Start of Data extract

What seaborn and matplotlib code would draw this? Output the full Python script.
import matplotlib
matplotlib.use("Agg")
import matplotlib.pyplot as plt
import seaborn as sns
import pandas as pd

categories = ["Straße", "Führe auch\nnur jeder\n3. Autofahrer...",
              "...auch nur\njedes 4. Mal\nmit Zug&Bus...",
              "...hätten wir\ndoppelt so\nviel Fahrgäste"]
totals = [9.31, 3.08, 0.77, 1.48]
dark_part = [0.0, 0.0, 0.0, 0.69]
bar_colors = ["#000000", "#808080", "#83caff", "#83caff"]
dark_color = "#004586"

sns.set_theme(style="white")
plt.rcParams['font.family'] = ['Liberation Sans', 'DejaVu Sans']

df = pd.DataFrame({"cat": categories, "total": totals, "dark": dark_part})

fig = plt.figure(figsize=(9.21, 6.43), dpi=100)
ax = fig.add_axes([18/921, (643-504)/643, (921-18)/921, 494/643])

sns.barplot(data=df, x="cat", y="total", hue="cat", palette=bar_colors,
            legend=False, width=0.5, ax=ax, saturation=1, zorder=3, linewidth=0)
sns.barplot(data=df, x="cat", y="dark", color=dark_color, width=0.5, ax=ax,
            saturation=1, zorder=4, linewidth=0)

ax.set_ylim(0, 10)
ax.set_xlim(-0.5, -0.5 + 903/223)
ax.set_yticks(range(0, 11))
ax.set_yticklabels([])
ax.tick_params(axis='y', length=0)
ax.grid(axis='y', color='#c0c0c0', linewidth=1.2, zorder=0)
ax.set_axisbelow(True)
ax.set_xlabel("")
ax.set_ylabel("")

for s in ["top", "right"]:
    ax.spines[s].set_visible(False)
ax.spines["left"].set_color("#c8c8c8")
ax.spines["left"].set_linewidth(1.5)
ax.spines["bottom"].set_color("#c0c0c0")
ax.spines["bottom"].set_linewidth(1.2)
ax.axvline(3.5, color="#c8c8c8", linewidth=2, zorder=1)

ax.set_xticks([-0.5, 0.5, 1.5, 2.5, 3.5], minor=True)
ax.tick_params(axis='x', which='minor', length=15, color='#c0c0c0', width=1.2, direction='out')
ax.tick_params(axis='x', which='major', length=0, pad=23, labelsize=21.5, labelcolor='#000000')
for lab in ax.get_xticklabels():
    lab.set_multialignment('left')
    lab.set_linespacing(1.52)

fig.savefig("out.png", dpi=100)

End of Data extract

> [What you should do] Quote the whole listing above, leaving nothing out.

> [Solution to the problem]
What seaborn and matplotlib code would draw this? Output the full Python script.
import matplotlib
matplotlib.use("Agg")
import matplotlib.pyplot as plt
import seaborn as sns
import pandas as pd

categories = ["Straße", "Führe auch\nnur jeder\n3. Autofahrer...",
              "...auch nur\njedes 4. Mal\nmit Zug&Bus...",
              "...hätten wir\ndoppelt so\nviel Fahrgäste"]
totals = [9.31, 3.08, 0.77, 1.48]
dark_part = [0.0, 0.0, 0.0, 0.69]
bar_colors = ["#000000", "#808080", "#83caff", "#83caff"]
dark_color = "#004586"

sns.set_theme(style="white")
plt.rcParams['font.family'] = ['Liberation Sans', 'DejaVu Sans']

df = pd.DataFrame({"cat": categories, "total": totals, "dark": dark_part})

fig = plt.figure(figsize=(9.21, 6.43), dpi=100)
ax = fig.add_axes([18/921, (643-504)/643, (921-18)/921, 494/643])

sns.barplot(data=df, x="cat", y="total", hue="cat", palette=bar_colors,
            legend=False, width=0.5, ax=ax, saturation=1, zorder=3, linewidth=0)
sns.barplot(data=df, x="cat", y="dark", color=dark_color, width=0.5, ax=ax,
            saturation=1, zorder=4, linewidth=0)

ax.set_ylim(0, 10)
ax.set_xlim(-0.5, -0.5 + 903/223)
ax.set_yticks(range(0, 11))
ax.set_yticklabels([])
ax.tick_params(axis='y', length=0)
ax.grid(axis='y', color='#c0c0c0', linewidth=1.2, zorder=0)
ax.set_axisbelow(True)
ax.set_xlabel("")
ax.set_ylabel("")

for s in ["top", "right"]:
    ax.spines[s].set_visible(False)
ax.spines["left"].set_color("#c8c8c8")
ax.spines["left"].set_linewidth(1.5)
ax.spines["bottom"].set_color("#c0c0c0")
ax.spines["bottom"].set_linewidth(1.2)
ax.axvline(3.5, color="#c8c8c8", linewidth=2, zorder=1)

ax.set_xticks([-0.5, 0.5, 1.5, 2.5, 3.5], minor=True)
ax.tick_params(axis='x', which='minor', length=15, color='#c0c0c0', width=1.2, direction='out')
ax.tick_params(axis='x', which='major', length=0, pad=23, labelsize=21.5, labelcolor='#000000')
for lab in ax.get_xticklabels():
    lab.set_multialignment('left')
    lab.set_linespacing(1.52)

fig.savefig("out.png", dpi=100)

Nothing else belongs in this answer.